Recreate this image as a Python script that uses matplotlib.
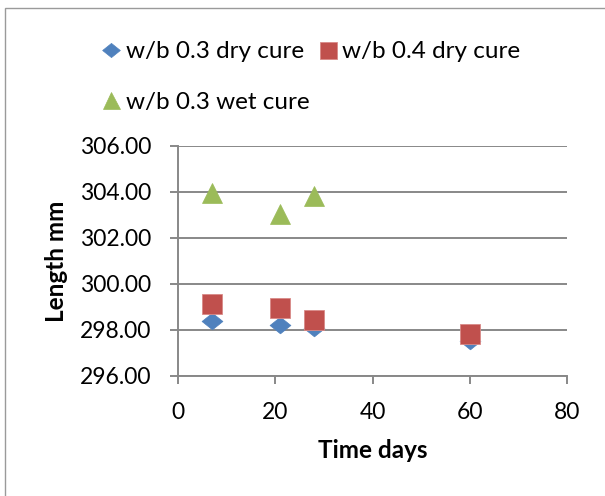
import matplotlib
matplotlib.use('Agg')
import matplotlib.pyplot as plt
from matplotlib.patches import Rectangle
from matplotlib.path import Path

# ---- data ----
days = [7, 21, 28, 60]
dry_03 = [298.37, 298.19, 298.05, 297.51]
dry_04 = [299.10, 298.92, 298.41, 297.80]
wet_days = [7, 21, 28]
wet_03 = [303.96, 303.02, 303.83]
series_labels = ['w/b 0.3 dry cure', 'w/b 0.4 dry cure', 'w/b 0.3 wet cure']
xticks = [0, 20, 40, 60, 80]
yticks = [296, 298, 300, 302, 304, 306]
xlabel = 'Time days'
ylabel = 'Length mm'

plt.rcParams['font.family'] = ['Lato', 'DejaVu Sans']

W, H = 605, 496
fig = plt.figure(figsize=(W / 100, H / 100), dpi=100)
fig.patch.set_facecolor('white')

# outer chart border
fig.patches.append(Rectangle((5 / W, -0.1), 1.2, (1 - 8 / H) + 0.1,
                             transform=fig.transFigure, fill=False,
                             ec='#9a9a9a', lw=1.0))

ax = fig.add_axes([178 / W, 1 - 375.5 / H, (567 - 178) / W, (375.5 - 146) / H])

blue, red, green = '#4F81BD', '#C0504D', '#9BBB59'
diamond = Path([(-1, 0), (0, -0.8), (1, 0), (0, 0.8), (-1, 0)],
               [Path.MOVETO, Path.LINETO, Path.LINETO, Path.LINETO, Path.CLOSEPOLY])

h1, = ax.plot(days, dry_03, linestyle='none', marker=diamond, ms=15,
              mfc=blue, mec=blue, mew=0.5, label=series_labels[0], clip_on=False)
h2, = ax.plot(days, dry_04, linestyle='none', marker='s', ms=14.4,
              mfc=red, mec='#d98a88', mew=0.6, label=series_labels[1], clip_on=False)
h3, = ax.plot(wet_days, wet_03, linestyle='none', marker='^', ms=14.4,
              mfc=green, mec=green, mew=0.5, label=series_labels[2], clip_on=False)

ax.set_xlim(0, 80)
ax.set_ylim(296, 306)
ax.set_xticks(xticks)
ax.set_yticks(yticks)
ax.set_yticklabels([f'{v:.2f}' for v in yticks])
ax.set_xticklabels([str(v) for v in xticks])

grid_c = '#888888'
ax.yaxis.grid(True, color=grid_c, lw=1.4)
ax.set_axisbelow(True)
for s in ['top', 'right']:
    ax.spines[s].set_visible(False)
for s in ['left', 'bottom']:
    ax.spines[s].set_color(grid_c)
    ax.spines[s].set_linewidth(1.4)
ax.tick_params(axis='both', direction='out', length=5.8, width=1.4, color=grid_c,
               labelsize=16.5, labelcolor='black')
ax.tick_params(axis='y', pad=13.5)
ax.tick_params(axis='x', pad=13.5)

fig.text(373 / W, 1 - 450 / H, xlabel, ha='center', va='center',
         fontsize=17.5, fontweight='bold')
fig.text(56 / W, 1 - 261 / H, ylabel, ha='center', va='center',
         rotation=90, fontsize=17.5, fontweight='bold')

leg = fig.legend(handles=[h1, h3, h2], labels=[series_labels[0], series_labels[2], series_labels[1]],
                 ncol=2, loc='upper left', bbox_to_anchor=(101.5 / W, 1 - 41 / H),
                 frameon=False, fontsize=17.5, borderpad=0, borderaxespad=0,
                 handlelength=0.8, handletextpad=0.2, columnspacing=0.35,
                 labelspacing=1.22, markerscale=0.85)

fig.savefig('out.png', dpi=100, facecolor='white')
- - -
* _Problem details_
Give again, word for word, every line from the top of the data above to the line holding "ax = fig.add_axes([178", inclusive, with the pictures left out.

* _Task result_
Recreate this image as a Python script that uses matplotlib.
import matplotlib
matplotlib.use('Agg')
import matplotlib.pyplot as plt
from matplotlib.patches import Rectangle
from matplotlib.path import Path

# ---- data ----
days = [7, 21, 28, 60]
dry_03 = [298.37, 298.19, 298.05, 297.51]
dry_04 = [299.10, 298.92, 298.41, 297.80]
wet_days = [7, 21, 28]
wet_03 = [303.96, 303.02, 303.83]
series_labels = ['w/b 0.3 dry cure', 'w/b 0.4 dry cure', 'w/b 0.3 wet cure']
xticks = [0, 20, 40, 60, 80]
yticks = [296, 298, 300, 302, 304, 306]
xlabel = 'Time days'
ylabel = 'Length mm'

plt.rcParams['font.family'] = ['Lato', 'DejaVu Sans']

W, H = 605, 496
fig = plt.figure(figsize=(W / 100, H / 100), dpi=100)
fig.patch.set_facecolor('white')

# outer chart border
fig.patches.append(Rectangle((5 / W, -0.1), 1.2, (1 - 8 / H) + 0.1,
                             transform=fig.transFigure, fill=False,
                             ec='#9a9a9a', lw=1.0))

ax = fig.add_axes([178 / W, 1 - 375.5 / H, (567 - 178) / W, (375.5 - 146) / H])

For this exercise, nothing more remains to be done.